PORT-AU-PRINCE (AFP) - Le président haïtien Jean Bertrand Aristide a célébré jeudi dans un pays profondément déchiré, le bicentenaire de l'indépendance nationale, lors d'une cérémonie à Port-au-Prince boycottée par l'opposition qui a réclamé sa démission dans une manifestation qui a fait plusieurs blessés.
Huit personnes ont été blessées, dont deux par balles, à Port-au-Prince, lors de heurts entre partisans du président Aristide et opposants.
Le chef de l'Etat a, depuis le palais national, exalté "un bicentenaire de liberté pour un millénaire de paix", devant une foule de dizaines de milliers de partisans agitant d'innombrables drapeaux, en présence du président sud-africain Thabo Mbeki, son invité de plus haut rang, arrivé le matin dans la capitale.

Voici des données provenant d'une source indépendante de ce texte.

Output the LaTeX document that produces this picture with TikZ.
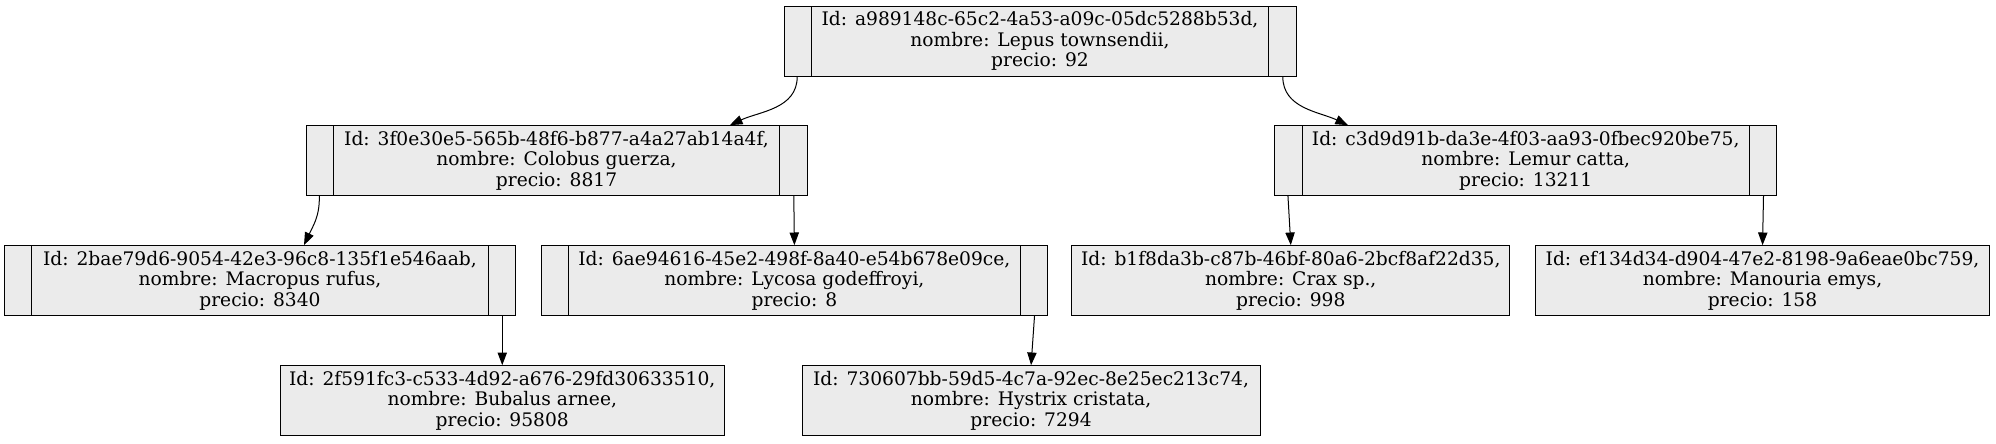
\documentclass[tikz,border=0pt]{standalone}
\usepackage{fontspec}
\setmainfont{DejaVu Serif}
\usepackage{tikz}
\usetikzlibrary{positioning,calc,arrows.meta}

\begin{document}
\begin{tikzpicture}[x=1pt,y=1pt,
    nodo/.style={draw, rectangle, line width=0.75pt, fill=black!8, minimum height=52.5pt, inner sep=0pt, align=center, font=\fontsize{14}{15.5}\selectfont},
    registro/.style={nodo, path picture={
        \draw[line width=0.75pt] ([xshift=20.6pt]path picture bounding box.north west) -- ([xshift=20.6pt]path picture bounding box.south west);
        \draw[line width=0.75pt] ([xshift=-20.6pt]path picture bounding box.north east) -- ([xshift=-20.6pt]path picture bounding box.south east);}},
    flecha/.style={line width=0.75pt, -{Triangle[length=9.5pt,width=7pt]}}]
\useasboundingbox (0,0) rectangle (1497,-332.25);

\node[registro, minimum width=384pt] (lepus) at (780,-30.75) {Id: a989148c-65c2-4a53-a09c-05dc5288b53d,\\nombre: Lepus townsendii,\\precio: 92};
\node[registro, minimum width=375.75pt] (colobus) at (417.4,-120.5) {Id: 3f0e30e5-565b-48f6-b877-a4a27ab14a4f,\\nombre: Colobus guerza,\\precio: 8817};
\node[registro, minimum width=376.5pt] (lemur) at (1144.3,-120.5) {Id: c3d9d91b-da3e-4f03-aa93-0fbec920be75,\\nombre: Lemur catta,\\precio: 13211};
\node[registro, minimum width=383.25pt] (macropus) at (195,-210.5) {Id: 2bae79d6-9054-42e3-96c8-135f1e546aab,\\nombre: Macropus rufus,\\precio: 8340};
\node[registro, minimum width=380pt] (lycosa) at (595.8,-210.5) {Id: 6ae94616-45e2-498f-8a40-e54b678e09ce,\\nombre: Lycosa godeffroyi,\\precio: 8};
\node[nodo, minimum width=328.4pt] (crax) at (968.1,-210.5) {Id: b1f8da3b-c87b-46bf-80a6-2bcf8af22d35,\\nombre: Crax sp.,\\precio: 998};
\node[nodo, minimum width=340.9pt] (manouria) at (1321.9,-210.5) {Id: ef134d34-d904-47e2-8198-9a6eae0bc759,\\nombre: Manouria emys,\\precio: 158};
\node[nodo, minimum width=333.2pt] (bubalus) at (376.7,-300.5) {Id: 2f591fc3-c533-4d92-a676-29fd30633510,\\nombre: Bubalus arnee,\\precio: 95808};
\node[nodo, minimum width=343.5pt] (hystrix) at (773.3,-300.5) {Id: 730607bb-59d5-4c7a-92ec-8e25ec213c74,\\nombre: Hystrix cristata,\\precio: 7294};

\draw[flecha] ([xshift=10.3pt]lepus.south west) to[out=-90,in=25] ([xshift=130pt]colobus.north);
\draw[flecha] ([xshift=-10.3pt]lepus.south east) to[out=-90,in=155] ([xshift=-133.3pt]lemur.north);
\draw[flecha] ([xshift=10.3pt]colobus.south west) to[out=-88,in=65] ([xshift=33pt]macropus.north);
\draw[flecha] ([xshift=-10.3pt]colobus.south east) -- (lycosa.north);
\draw[flecha] ([xshift=10.3pt]lemur.south west) -- (crax.north);
\draw[flecha] ([xshift=-10.3pt]lemur.south east) -- (manouria.north);
\draw[flecha] ([xshift=-10.3pt]macropus.south east) -- (bubalus.north);
\draw[flecha] ([xshift=-10.3pt]lycosa.south east) -- (hystrix.north);
\end{tikzpicture}
\end{document}
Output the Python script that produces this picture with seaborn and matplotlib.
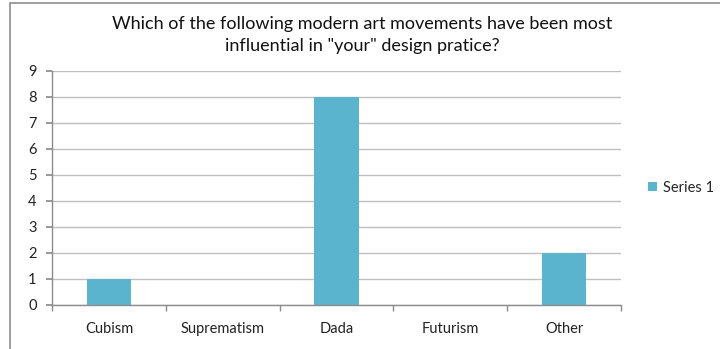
import matplotlib
matplotlib.use("Agg")
import matplotlib.pyplot as plt
from matplotlib.patches import Rectangle
import seaborn as sns
import pandas as pd

categories = ["Cubism", "Suprematism", "Dada", "Futurism", "Other"]
values = [1, 0, 8, 0, 2]
series_name = "Series 1"
title = 'Which of the following modern art movements have been most\ninfluential in "your" design pratice?'

sns.set_theme(style="white")
plt.rcParams['font.family'] = ['Lato', 'DejaVu Sans']

df = pd.DataFrame({"category": categories, "value": values, "series": series_name})

fig = plt.figure(figsize=(7.2, 3.49), dpi=100)
ax = fig.add_axes([52/720, 1-305/349, (621-52)/720, (305-71)/349])

sns.barplot(data=df, x="category", y="value", hue="series", palette=["#5AB4CE"],
            width=0.39, ax=ax, saturation=1, legend=True, linewidth=0)

ax.set_ylim(0, 9)
ax.set_xlim(-0.5, 4.5)
ax.set_yticks(range(0, 10))
ax.yaxis.grid(True, color="#BFBFBF", linewidth=1)
ax.set_axisbelow(True)
ax.set_xlabel("")
ax.set_ylabel("")
for s in ["top", "right"]:
    ax.spines[s].set_visible(False)
for s in ["left", "bottom"]:
    ax.spines[s].set_color("#8C8C8C")
    ax.spines[s].set_linewidth(1)
ax.tick_params(axis="y", left=True, length=4, color="#8C8C8C", labelsize=10.5, labelcolor="#222222", pad=7)
ax.tick_params(axis="x", bottom=False, labelsize=10.5, labelcolor="#222222", pad=6)
# category boundary ticks
ax.set_xticks([i - 0.5 for i in range(6)], minor=True)
ax.tick_params(axis="x", which="minor", bottom=True, length=4, color="#8C8C8C", direction="out")

leg = ax.legend(loc="center left", bbox_to_anchor=(1.025, 0.5), frameon=False,
                fontsize=10.5, handlelength=0.6, handleheight=0.6, handletextpad=0.4)

fig.text(362/720, 1-35/349, title, ha="center", va="center", fontsize=13,
         color="#111111", linespacing=1.45)

fig.patches.append(Rectangle((10/720, -0.1), 1.2, 1.1 - 3/349, transform=fig.transFigure,
                             fill=False, edgecolor="#8C8C8C", linewidth=1.2))

fig.savefig("out.png", dpi=100)
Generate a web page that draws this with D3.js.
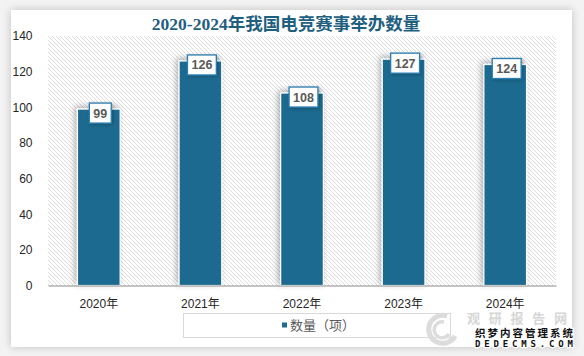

Il a annoncé que des élections se dérouleraient en 2004, "avec l'opposition et la société civile", dont les représentants forment désormais le gros de la contestation en Haïti. Il n'en a toutefois pas précisé la date, en réaffirmant la primauté de son mandat de cinq ans, qui doit s'achever en 2006. Ses opposants demandent son départ en préalable à la tenue de tout scrutin.
Mais revenant vite à un lyrisme qu'il affectionne, jonglant avec le français, le créole, l'anglais, l'espagnol, il a répété qu'Haïti était "le pivot géographique de la liberté des noirs", rappelant l'aide du pays à Simon Bolivar ainsi que son apport par la défaite des troupes de Napoléon Bonaparte à l'achat de la Louisiane.
Remerciant Cuba pour l'aide médicale aux Haïtiens, il en a profité pour évoquer des améliorations en matière de santé et d'éducation, annonçant de nouveaux progrès spectaculaires d'ici 2015, en scandant à chaque phrase "c'est possible car l'union fait la force", la devise d'Haïti.
Auparavant, le président Mbeki avait salué "une des plus grandes révolution de l'Histoire", et prôné "une chaîne de solidarité pour combattre la pauvreté, le sous-développement et l'instabilité": "Nous devons travailler pour le respect de la démocratie, la tolérance".
"Nous sommes engagés dans une bataille historique pour la renaissance de l'Afrique, car nous avons été inspirés par la révolution haïtienne," a ajouté le président sud-africain, seul chef d'Etat parmi les 24 délégations étrangères présentes.
Le Premier ministre des Bahamas, Perry Christie, a de son côté rendu hommage aux héros de l'indépendance haïtienne: "Votre fierté parfaitement justifiée est partagée par toute la Caricom (association des pays de la Caraïbe)," a-t-il dit.
Une parlementaire démocrate de Californie, Maxine Waters, a de son côté lu une résolution du Congrès américain, présentée par le Black Caucus, organisation des parlementaires noirs américains, félicitant Haïti pour avoir été "le fer de lance de la lutte pour les droits humains".
M. Aristide a écourté sa visite aux Gonaïves (nord-ouest) où il devait présider une cérémonie commémorative. C'est dans cette ville que fut proclamée en 1804 l'indépendance d'Haïti par le général Jean-Jacques Dessalines après la défaite des troupes napoléoniennes.
Aux Gonaïves, deux manifestations, une pro et une anti-Aristide, se sont déroulées sans incident jeudi matin, alors que de nombreux coups de feu y avaient été entendus au cours de la nuit.
Les violences entre opposants armés et policiers ont fait depuis fin septembre 36 morts et 85 blessés - en majorité des riverains innocents - dans cette cité.
A la mi-journée, une manifestation de l'opposition réclamant le départ du chef de l'Etat s'est tenue à Jacmel (sud-est). A Gros Morne (nord-ouest) des opposants au président haïtien ont incendié un autobus transportant des supporters de M. Aristide et saccagé un commissariat dont les policiers ont pris la fuite.